The SMSF sector is serviced by 5,500 tax agents/accountants, 20% of whom have only one SMSF client (be wary of these!). Of the 11,500 SMSF auditors, 51% perform less than five SMSF audits a year (be wary of these too!).
Ensure your accountant and auditor are SMSF experts. The average audit fee is $664 a year, and 50% of SMSFs pay less than $500 a year. Simplifying your SMSF will simplify the audit and should reduce your SMSF audit fees.
Be wary of advisors who advise your SMSF into a platform. The fees you pay for a platform do absolutely nothing for your overall SMSF investment returns, nor do they simplify your SMSF. Platforms add to the fees and complexity while making your advisor’s job easier. Do not pay for this privilege.
Be aware that there is an army of service providers who profit from the appearance of complexity they create around SMSFs. Be cautious of those who promote theirs as the “latest and greatest” trust deed that “must be” updated every year; or the “must have” estate planning for SMSFs; or the “best” ways of getting property into your SMSF.

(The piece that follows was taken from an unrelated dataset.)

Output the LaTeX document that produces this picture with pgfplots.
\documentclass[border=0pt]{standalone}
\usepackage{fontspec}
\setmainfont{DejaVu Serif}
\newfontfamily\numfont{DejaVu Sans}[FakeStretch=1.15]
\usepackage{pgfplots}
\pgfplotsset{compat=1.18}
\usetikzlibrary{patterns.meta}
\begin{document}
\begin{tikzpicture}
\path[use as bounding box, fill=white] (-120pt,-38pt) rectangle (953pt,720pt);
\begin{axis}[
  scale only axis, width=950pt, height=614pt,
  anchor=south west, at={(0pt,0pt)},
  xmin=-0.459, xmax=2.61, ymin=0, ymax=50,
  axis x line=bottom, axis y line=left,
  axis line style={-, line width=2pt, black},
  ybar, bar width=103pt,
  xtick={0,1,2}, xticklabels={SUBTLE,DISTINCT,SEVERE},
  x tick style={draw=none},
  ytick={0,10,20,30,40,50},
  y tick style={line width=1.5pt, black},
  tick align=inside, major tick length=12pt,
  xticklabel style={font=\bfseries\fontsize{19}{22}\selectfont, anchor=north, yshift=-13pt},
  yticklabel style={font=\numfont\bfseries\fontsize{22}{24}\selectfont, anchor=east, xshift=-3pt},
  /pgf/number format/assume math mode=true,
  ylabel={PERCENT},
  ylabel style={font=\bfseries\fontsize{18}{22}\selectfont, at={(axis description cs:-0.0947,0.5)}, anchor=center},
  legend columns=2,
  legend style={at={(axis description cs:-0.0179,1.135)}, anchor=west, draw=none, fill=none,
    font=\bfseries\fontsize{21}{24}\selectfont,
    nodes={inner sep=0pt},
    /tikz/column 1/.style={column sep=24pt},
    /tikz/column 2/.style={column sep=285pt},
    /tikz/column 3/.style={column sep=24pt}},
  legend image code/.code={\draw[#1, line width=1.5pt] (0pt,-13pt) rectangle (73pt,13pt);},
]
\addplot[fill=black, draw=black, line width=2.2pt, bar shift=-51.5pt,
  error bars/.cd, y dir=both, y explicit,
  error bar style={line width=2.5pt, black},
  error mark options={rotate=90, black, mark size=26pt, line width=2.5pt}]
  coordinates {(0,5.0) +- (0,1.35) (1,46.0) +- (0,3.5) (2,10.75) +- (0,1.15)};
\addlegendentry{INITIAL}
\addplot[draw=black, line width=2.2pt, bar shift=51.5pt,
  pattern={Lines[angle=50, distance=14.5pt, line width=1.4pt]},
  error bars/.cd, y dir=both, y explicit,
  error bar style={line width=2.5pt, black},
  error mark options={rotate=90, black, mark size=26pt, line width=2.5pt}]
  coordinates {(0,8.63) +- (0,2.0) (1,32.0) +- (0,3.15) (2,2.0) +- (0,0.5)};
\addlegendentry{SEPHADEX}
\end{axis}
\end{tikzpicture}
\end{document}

These bells and whistles come at a significant cost and, rather than simplify your SMSF, simply add to the complexity.
“…And When You Come To The End, Stop”
“Perfection is achieved, not when there is nothing more to add, but when there is nothing left to take away.” (Antoine de Saint Exupéry, French author of The Little Prince.)
You should never lose sight of your ultimate goal to support your desired lifestyle in retirement. Ignore the complexity and instead focus your energy on simplifying your SMSF to support this key goal. Continually ask yourself: “What adds complexity in my SMSF and do I really need it?”

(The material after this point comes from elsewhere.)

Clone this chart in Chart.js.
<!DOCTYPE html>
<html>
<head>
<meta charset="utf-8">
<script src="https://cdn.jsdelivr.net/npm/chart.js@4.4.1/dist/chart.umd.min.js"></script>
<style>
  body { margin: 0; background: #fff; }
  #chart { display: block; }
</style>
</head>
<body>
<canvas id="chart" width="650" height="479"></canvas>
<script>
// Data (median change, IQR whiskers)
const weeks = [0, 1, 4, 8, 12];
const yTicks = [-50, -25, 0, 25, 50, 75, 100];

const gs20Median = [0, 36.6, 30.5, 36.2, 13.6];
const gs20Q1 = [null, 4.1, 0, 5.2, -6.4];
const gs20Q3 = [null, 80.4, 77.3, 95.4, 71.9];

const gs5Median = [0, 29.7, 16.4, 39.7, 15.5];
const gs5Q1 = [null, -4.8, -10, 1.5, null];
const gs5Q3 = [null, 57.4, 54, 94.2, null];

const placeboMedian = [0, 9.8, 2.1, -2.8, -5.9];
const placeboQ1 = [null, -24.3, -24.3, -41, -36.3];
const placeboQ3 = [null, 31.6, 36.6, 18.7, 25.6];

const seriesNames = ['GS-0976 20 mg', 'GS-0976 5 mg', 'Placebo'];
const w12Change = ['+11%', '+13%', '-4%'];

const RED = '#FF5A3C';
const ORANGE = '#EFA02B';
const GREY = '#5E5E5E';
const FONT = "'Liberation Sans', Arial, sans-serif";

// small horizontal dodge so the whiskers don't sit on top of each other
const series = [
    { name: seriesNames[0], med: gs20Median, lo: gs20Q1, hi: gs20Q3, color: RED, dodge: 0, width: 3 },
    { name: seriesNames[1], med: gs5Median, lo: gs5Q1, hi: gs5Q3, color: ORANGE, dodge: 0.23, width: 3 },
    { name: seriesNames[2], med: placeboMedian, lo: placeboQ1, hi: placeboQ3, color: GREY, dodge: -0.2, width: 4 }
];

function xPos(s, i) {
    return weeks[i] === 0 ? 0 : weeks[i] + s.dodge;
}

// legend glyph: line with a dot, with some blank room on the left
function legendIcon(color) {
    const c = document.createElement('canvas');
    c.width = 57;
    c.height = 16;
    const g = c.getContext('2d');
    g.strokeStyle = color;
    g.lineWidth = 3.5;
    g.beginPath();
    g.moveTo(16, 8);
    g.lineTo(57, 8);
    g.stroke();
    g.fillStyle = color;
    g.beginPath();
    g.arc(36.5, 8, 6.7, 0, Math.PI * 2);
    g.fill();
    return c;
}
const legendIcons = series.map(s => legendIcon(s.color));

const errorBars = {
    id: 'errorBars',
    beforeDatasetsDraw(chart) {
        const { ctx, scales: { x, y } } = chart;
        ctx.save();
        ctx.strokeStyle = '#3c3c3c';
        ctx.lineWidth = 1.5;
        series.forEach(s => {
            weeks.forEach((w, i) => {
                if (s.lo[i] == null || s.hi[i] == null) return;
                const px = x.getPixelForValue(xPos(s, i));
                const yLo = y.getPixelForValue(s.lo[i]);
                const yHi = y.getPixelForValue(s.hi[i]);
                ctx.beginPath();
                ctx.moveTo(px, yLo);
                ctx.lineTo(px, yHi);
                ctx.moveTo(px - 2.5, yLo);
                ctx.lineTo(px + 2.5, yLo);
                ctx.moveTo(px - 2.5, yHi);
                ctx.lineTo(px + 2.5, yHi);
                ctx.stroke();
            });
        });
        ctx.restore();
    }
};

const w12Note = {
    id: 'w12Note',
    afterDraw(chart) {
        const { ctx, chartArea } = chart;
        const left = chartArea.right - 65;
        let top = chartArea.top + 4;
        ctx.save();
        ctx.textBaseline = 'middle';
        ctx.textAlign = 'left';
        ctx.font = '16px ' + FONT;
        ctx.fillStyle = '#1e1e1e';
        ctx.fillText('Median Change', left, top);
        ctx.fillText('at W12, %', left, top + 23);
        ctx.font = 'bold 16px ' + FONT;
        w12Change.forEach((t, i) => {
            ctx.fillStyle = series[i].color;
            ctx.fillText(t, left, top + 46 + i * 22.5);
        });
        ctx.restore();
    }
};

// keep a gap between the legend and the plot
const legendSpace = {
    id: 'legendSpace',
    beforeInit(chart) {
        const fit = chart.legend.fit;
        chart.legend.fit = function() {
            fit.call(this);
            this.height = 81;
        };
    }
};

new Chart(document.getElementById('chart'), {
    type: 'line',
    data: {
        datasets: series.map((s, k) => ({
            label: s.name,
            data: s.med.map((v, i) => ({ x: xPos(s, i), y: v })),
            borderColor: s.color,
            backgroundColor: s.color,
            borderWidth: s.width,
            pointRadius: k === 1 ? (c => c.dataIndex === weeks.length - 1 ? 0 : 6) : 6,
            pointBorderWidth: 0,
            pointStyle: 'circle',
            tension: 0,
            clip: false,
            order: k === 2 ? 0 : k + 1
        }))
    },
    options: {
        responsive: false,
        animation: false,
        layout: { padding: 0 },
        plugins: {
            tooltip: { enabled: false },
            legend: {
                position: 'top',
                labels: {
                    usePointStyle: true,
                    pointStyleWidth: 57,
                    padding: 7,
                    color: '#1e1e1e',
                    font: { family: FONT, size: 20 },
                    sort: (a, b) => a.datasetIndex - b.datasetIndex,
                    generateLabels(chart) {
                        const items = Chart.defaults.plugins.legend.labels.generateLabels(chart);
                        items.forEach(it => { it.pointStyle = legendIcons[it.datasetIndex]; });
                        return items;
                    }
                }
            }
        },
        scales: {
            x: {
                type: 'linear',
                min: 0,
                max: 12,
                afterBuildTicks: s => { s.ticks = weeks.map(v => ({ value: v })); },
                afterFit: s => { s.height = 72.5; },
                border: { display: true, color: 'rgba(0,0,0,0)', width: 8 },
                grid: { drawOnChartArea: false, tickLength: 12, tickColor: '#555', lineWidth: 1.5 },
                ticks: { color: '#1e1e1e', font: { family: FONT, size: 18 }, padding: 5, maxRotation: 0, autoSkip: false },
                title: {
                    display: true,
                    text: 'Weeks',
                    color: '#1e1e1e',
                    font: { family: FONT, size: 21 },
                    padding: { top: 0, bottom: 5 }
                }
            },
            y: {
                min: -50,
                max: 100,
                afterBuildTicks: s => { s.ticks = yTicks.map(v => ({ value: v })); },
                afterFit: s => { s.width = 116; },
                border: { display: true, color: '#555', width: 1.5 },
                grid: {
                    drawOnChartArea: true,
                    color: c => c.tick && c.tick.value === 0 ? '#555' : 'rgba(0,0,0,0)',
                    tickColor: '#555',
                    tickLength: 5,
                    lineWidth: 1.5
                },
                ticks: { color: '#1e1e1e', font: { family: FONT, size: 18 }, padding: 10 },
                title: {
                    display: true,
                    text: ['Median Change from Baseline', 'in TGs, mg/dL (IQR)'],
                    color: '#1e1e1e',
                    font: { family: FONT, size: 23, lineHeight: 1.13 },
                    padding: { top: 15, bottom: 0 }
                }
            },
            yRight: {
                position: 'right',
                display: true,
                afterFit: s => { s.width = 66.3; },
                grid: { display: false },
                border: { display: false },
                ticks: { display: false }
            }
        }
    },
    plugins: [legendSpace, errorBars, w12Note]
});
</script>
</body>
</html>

A key test to help you determine this is: “If I can’t describe it simply, I can’t use it simply.” If you don’t understand it, then just cut it.
So our medieval philosopher, a Renaissance Man, a 20th century genius and a “razor” all encourage simplicity in your SMSF. For good measure we’ve thrown in the thoughts of a billionaire investor, American and French authors and the AA.
Wielding Occam’s Razor and cutting unnecessary complexity from your SMSF can be a highly liberating and rewarding process. Why not sharpen Occam’s Razor on your SMSF today?